Layali Ramadaniye is the Ramadan Nights Storytelling Festival, in which storytellers and musicians travel to each of our libraries and partner communities to celebrate the holy month of Ramadan.

It has been a tradition for more than a thousand years to observe the breaking of the Ramadan fast with story and song. It’s a chance for families to laugh, sing and enjoy as generations before did, without TVs, phones or video games. 

The Seraj Storytelling Center hosted the first International Storytelling Festival in Palestine, with performances by professional Palestinian storytellers as well as storytellers from Italy, England, Ghana and the U.S.

Since then, members of the Seraj Storytelling Academy have traveled to other host countries, broadening their horizons and enriching their artistic practice. This festival highlights the importance of fairy tales, folk tales, and wonder tales in honor of our ancestors and the oral traditions kept by women for thousands of years. 

The Art of Storytelling Conference was inspired in part by the work of Hanna Salmon. Her words capture the spirit and importance of the Seraj Storytelling Center.

She is a PhD candidate in Ethnomusicology at the University of Texas at Austin, where she studies Palestinian storytelling as an atmospheric practice and mode of artistic resistance in the West Bank and among the diaspora. 

The Seraj Ancestors' Garden at the Storytelling Center bustles with life. Community members grow flowers and herbs that are culturally significant, fostering a connection to the land and traditions. Visit the garden in this short video.

More Videos from the Storytelling Center

In collecting our stories, we know ourselves and one another more deeply.
As we collect stories from other members of our communities, we learn of the stories that have shaped the lives of our neighbors, friends, and loved ones. Whether we gather personal stories or folk tales, the process of collecting stories allows us to spend time with one another in conversation about the memories that make us who we are as individuals and communities.

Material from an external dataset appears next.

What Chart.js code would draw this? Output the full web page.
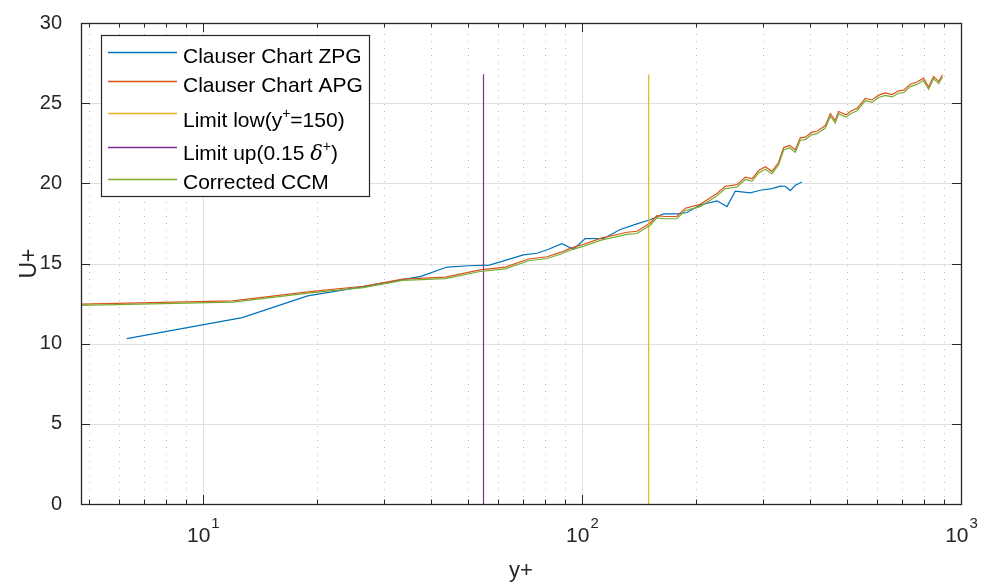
<!DOCTYPE html>
<html>
<head>
<meta charset="utf-8">
<script src="https://cdn.jsdelivr.net/npm/chart.js@4/dist/chart.umd.min.js"></script>
<style>
  html, body { margin: 0; padding: 0; background: #fff; }
  #wrap { width: 982px; height: 584px; position: relative; }
</style>
</head>
<body>
<div id="wrap"><canvas id="c" width="982" height="584"></canvas></div>
<script>
// Clauser chart, zero pressure gradient profile
const zpgYPlus = [6.3, 12.7, 18.9, 26.5, 37.6, 44.1, 50.4, 57.0, 70.1, 76.1, 81.6, 88.5, 95.0,
  102.0, 114.1, 126.2, 139.7, 151.4, 164.2, 178.1, 189.3, 205.2, 227.1, 241.4, 253.7, 277.9,
  295.3, 317.1, 333.5, 343.8, 354.4, 365.5, 380.5];
const zpgU = [10.32, 11.62, 12.98, 13.56, 14.2, 14.78, 14.86, 14.9, 15.54, 15.64, 15.89, 16.24, 15.89,
  16.55, 16.56, 17.12, 17.47, 17.73, 18.1, 18.1, 18.18, 18.65, 18.91, 18.55, 19.51, 19.4,
  19.57, 19.67, 19.83, 19.82, 19.55, 19.88, 20.08];

// Clauser chart, adverse pressure gradient profile (and its corrected version)
const apgYPlus = [4.77, 12.0, 19.2, 26.5, 33.7, 43.6, 53.9, 62.8, 72.3, 80.9, 87.7, 94.2, 101,
  112.9, 123.7, 131.5, 139.7, 151.4, 157.7, 165.8, 178.1, 187.4, 205.2, 218.1, 227.1, 238.9,
  256.5, 269.8, 281.2, 292.6, 304.6, 317.1, 330.1, 340.5, 353.1, 365.5, 376.7, 388.2, 404.6,
  417.0, 438.6, 452.1, 465.9, 475.2, 497.9, 510.2, 531.6, 558.9, 582.6, 606.4, 631.6, 657.6,
  684.5, 705.7, 735.3, 765.3, 796.6, 821.1, 846.7, 873.2, 894.1];
const apgU = [12.47, 12.67, 13.25, 13.58, 14.03, 14.15, 14.6, 14.77, 15.28, 15.42, 15.69, 15.99, 16.2,
  16.6, 16.81, 16.95, 17.01, 17.53, 17.98, 17.93, 17.93, 18.45, 18.69, 19.1, 19.37, 19.82,
  19.92, 20.39, 20.29, 20.8, 21.03, 20.75, 21.3, 22.23, 22.37, 22.09, 22.84, 22.88, 23.19,
  23.25, 23.6, 24.34, 23.91, 24.48, 24.28, 24.48, 24.68, 25.3, 25.2, 25.5, 25.64, 25.54,
  25.77, 25.81, 26.18, 26.32, 26.56, 26.01, 26.67, 26.36, 26.77];
const ccmU = [12.39, 12.59, 13.17, 13.50, 13.95, 14.06, 14.50, 14.67, 15.17, 15.31, 15.58, 15.87, 16.08,
  16.47, 16.68, 16.82, 16.87, 17.39, 17.84, 17.79, 17.79, 18.31, 18.55, 18.95, 19.22, 19.67,
  19.77, 20.24, 20.14, 20.65, 20.88, 20.60, 21.15, 22.08, 22.22, 21.94, 22.69, 22.73, 23.04,
  23.10, 23.45, 24.19, 23.76, 24.33, 24.13, 24.33, 24.53, 25.15, 25.05, 25.35, 25.49, 25.39,
  25.62, 25.66, 26.03, 26.17, 26.41, 25.87, 26.53, 26.22, 26.63];

// Fit-range limits
const limitLowYPlus = 150;
const limitUpYPlus = 55;
const limitSpanU = [0, 26.8];

// Axis ranges and ticks
const xRange = [4.77, 1000];
const xDecades = [10, 100, 1000];
const yTicks = [0, 5, 10, 15, 20, 25, 30];

const FONT = "'Liberation Sans', Arial, Helvetica, sans-serif";
const INK = '#262626';
const COLORS = { zpg: '#0072BD', apg: '#D95319', low: '#EDB120', up: '#7E2F8E', ccm: '#77AC30' };

const pts = (xs, ys) => xs.map((x, i) => ({ x, y: ys[i] }));
const vline = (x) => limitSpanU.map(u => ({ x, y: u }));

const lineStyle = (color, order) => ({
  showLine: true, borderColor: color, backgroundColor: color, borderWidth: 1.2,
  pointRadius: 0, pointHoverRadius: 0, tension: 0, fill: false, order
});

const datasets = [
  { label: 'Clauser Chart ZPG', data: pts(zpgYPlus, zpgU), ...lineStyle(COLORS.zpg, 4) },
  { label: 'Clauser Chart APG', data: pts(apgYPlus, apgU), ...lineStyle(COLORS.apg, 3) },
  { label: 'Limit low', data: vline(limitLowYPlus), ...lineStyle(COLORS.low, 2) },
  { label: 'Limit up', data: vline(limitUpYPlus), ...lineStyle(COLORS.up, 1) },
  { label: 'Corrected CCM', data: pts(apgYPlus, ccmU), ...lineStyle(COLORS.ccm, 0) }
];

// Gridlines behind the data
const gridPlugin = {
  id: 'matlabGrid',
  beforeDatasetsDraw(chart) {
    const { ctx, chartArea: a, scales: { x, y } } = chart;
    ctx.save();
    // minor x grid (dotted)
    ctx.strokeStyle = '#bdbdbd';
    ctx.lineWidth = 1;
    ctx.setLineDash([1, 6]);
    for (let d = 1; d <= 100; d *= 10) {
      for (let k = 2; k <= 9; k++) {
        const v = k * d;
        if (v < xRange[0] || v > xRange[1]) continue;
        const px = Math.round(x.getPixelForValue(v)) + 0.5;
        ctx.beginPath(); ctx.moveTo(px, a.bottom); ctx.lineTo(px, a.top); ctx.stroke();
      }
    }
    ctx.setLineDash([]);
    // major grid
    ctx.strokeStyle = '#e0e0e0';
    xDecades.forEach(v => {
      const px = Math.round(x.getPixelForValue(v)) + 0.5;
      ctx.beginPath(); ctx.moveTo(px, a.bottom); ctx.lineTo(px, a.top); ctx.stroke();
    });
    yTicks.forEach(v => {
      const py = Math.round(y.getPixelForValue(v)) + 0.5;
      ctx.beginPath(); ctx.moveTo(a.left, py); ctx.lineTo(a.right, py); ctx.stroke();
    });
    ctx.restore();
  }
};

function drawSup(ctx, parts, x, y) {
  // parts: [text, kind] where kind is 'n' normal, 's' superscript, 'i' italic
  let cx = x;
  parts.forEach(([t, kind]) => {
    if (kind === 's') { ctx.font = `14px ${FONT}`; ctx.fillText(t, cx, y - 9); }
    else if (kind === 'i') { ctx.font = `italic 21px 'DejaVu Serif', 'Liberation Serif', serif`; ctx.fillText(t, cx, y); }
    else { ctx.font = `21px ${FONT}`; ctx.fillText(t, cx, y); }
    cx += ctx.measureText(t).width;
  });
}

// Axes box, ticks, labels and legend
const framePlugin = {
  id: 'matlabFrame',
  afterDatasetsDraw(chart) {
    const { ctx, chartArea: a, scales: { x, y } } = chart;
    ctx.save();
    ctx.strokeStyle = INK;
    ctx.lineWidth = 1;
    // tick marks (inward, both sides)
    ctx.beginPath();
    for (let d = 1; d <= 1000; d *= 10) {
      for (let k = 1; k <= 9; k++) {
        const v = k * d;
        if (v < xRange[0] - 1e-9 || v > xRange[1] + 1e-9) continue;
        const len = k === 1 ? 9 : 4.5;
        const px = Math.round(x.getPixelForValue(v)) + 0.5;
        ctx.moveTo(px, a.bottom); ctx.lineTo(px, a.bottom - len);
        ctx.moveTo(px, a.top); ctx.lineTo(px, a.top + len);
      }
    }
    yTicks.forEach(v => {
      const py = Math.round(y.getPixelForValue(v)) + 0.5;
      ctx.moveTo(a.left, py); ctx.lineTo(a.left + 9, py);
      ctx.moveTo(a.right, py); ctx.lineTo(a.right - 9, py);
    });
    ctx.stroke();
    // box
    ctx.lineWidth = 1.3;
    ctx.strokeRect(Math.round(a.left) + 0.5, Math.round(a.top) + 0.5,
      Math.round(a.right - a.left), Math.round(a.bottom - a.top));

    // x tick labels 10^n
    ctx.fillStyle = INK;
    ctx.textBaseline = 'alphabetic';
    ctx.textAlign = 'left';
    xDecades.forEach(v => {
      const exp = String(Math.round(Math.log10(v)));
      ctx.font = `21px ${FONT}`;
      const wb = ctx.measureText('10').width;
      ctx.font = `15px ${FONT}`;
      const we = ctx.measureText(exp).width;
      const px = x.getPixelForValue(v);
      const sx = px - (wb + we) / 2;
      ctx.font = `21px ${FONT}`;
      ctx.fillText('10', sx, 542);
      ctx.font = `15px ${FONT}`;
      ctx.fillText(exp, sx + wb + 1, 528);
    });

    // axis titles
    ctx.font = `22px ${FONT}`;
    ctx.textAlign = 'center';
    ctx.fillText('y+', (a.left + a.right) / 2, 577);
    ctx.save();
    ctx.translate(36, (a.top + a.bottom) / 2);
    ctx.rotate(-Math.PI / 2);
    ctx.font = `23px ${FONT}`;
    ctx.fillText('U+', 0, 0);
    ctx.restore();

    // legend
    const L = { x: 101, y: 35, w: 268, h: 161 };
    ctx.fillStyle = '#fff';
    ctx.fillRect(L.x, L.y, L.w, L.h);
    ctx.strokeStyle = INK;
    ctx.lineWidth = 1.2;
    ctx.strokeRect(L.x + 0.5, L.y + 0.5, L.w, L.h);
    const rows = [
      { c: COLORS.zpg, ly: 52.5, by: 62.5, parts: [['Clauser Chart ZPG', 'n']] },
      { c: COLORS.apg, ly: 81.5, by: 91.5, parts: [['Clauser Chart APG', 'n']] },
      { c: COLORS.low, ly: 113.5, by: 126.5, parts: [['Limit low(y', 'n'], ['+', 's'], ['=150)', 'n']] },
      { c: COLORS.up, ly: 147.5, by: 160, parts: [['Limit up(0.15 ', 'n'], ['\u03B4', 'i'], ['+', 's'], [')', 'n']] },
      { c: COLORS.ccm, ly: 179.5, by: 188.5, parts: [['Corrected CCM', 'n']] }
    ];
    ctx.textAlign = 'left';
    rows.forEach(r => {
      ctx.strokeStyle = r.c;
      ctx.lineWidth = 1.3;
      ctx.beginPath(); ctx.moveTo(108, r.ly); ctx.lineTo(177, r.ly); ctx.stroke();
      ctx.fillStyle = '#000';
      drawSup(ctx, r.parts, 183, r.by);
    });
    ctx.restore();
  }
};

new Chart(document.getElementById('c'), {
  type: 'scatter',
  data: { datasets },
  options: {
    responsive: false,
    animation: false,
    layout: { padding: { top: 15, right: 21, left: 0, bottom: 0 } },
    plugins: { legend: { display: false }, tooltip: { enabled: false } },
    scales: {
      x: {
        type: 'logarithmic', min: xRange[0], max: xRange[1],
        ticks: { display: false }, grid: { display: false }, border: { display: false },
        afterFit(s) { s.height = 80; }
      },
      y: {
        type: 'linear', min: 0, max: 30,
        ticks: { stepSize: 5, padding: 11, color: INK, font: { family: FONT, size: 20 } },
        grid: { display: false }, border: { display: false },
        afterFit(s) { s.width = 81; }
      }
    }
  },
  plugins: [gridPlugin, framePlugin]
});
</script>
</body>
</html>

Academy student Ola noticed that her visits to her older neighbors in Kufor ‘Aqab brought them happiness: “They wear their best clothes, and get themselves ready, and they sit waiting, waiting… So I felt that the visit itself, that we came to speak with them and listen to their stories, this by itself made them happy,” (June 5th 2023). Through sharing our memories and offering the space and care to listen, we build new relationships and strengthen existing ones, affirming that peoples’ stories – including our own – are valuable, worth telling, and worth listening to. 
	
In curating our stories, we heal, root, and design.
Storytelling is a tool for healing from trauma by meditating on our memories, both good and bad. As storytellers curate the stories from our own lives into the versions we will tell, we process the joys and pains of our lives. In the words of Storytelling Academy student Basma, “When I tell, I heal” (June 6th 2023). By analyzing the stories we collect from ourselves and our communities, storytellers develop meaningful knowledge of Palestinian folkloric stories and personal narratives that strengthens the roots that tie Palestinian communities to each other, their history, and their heritage. At the same time, as storytellers engage deeply with the themes present in the stories they curate, we meditate on our beliefs and the values we want to build our futures on. What does it mean to be a Palestinian woman in 2023? What are the ideals that will help to build a strong Palestinian society in the future? We explore the answers to these questions through storytelling.
In performing our stories, we share, build, and connect.
When storytellers tell, we express our inner world, sharing ourselves with the people around us and opening the door for deeper connection. We place our personal memories into collective repertoires, strengthening the foundation for communal ties by sharing experiences we might hold in common. When we perform the folk tales we collect from our communities, we ensure that they are not forgotten as time passes, maintaining the heritage of Palestinian tales for new generations. In telling, storytellers can advocate for the values they meditate on through the curation process, sharing their message and building networks of solidarity to support one another in that advocacy. As academy student Maha noted, the events at the Center provide an important “opportunity for us to listen to the stories of the people, and for people to listen to our stories” (June 5th 2023). Through these events, the Storytelling Center has built a beautiful community of storytellers, professional and natural, who lend one another strength, confidence, and support in the art of storytelling and in their daily lives. 

Remembering Cotton Fite

The Storytelling Center was established in loving memory of Dr. Cotton Fite, a Seraj/U.S. Board Chair, inspiring leader and a beloved friend to the entire Seraj community.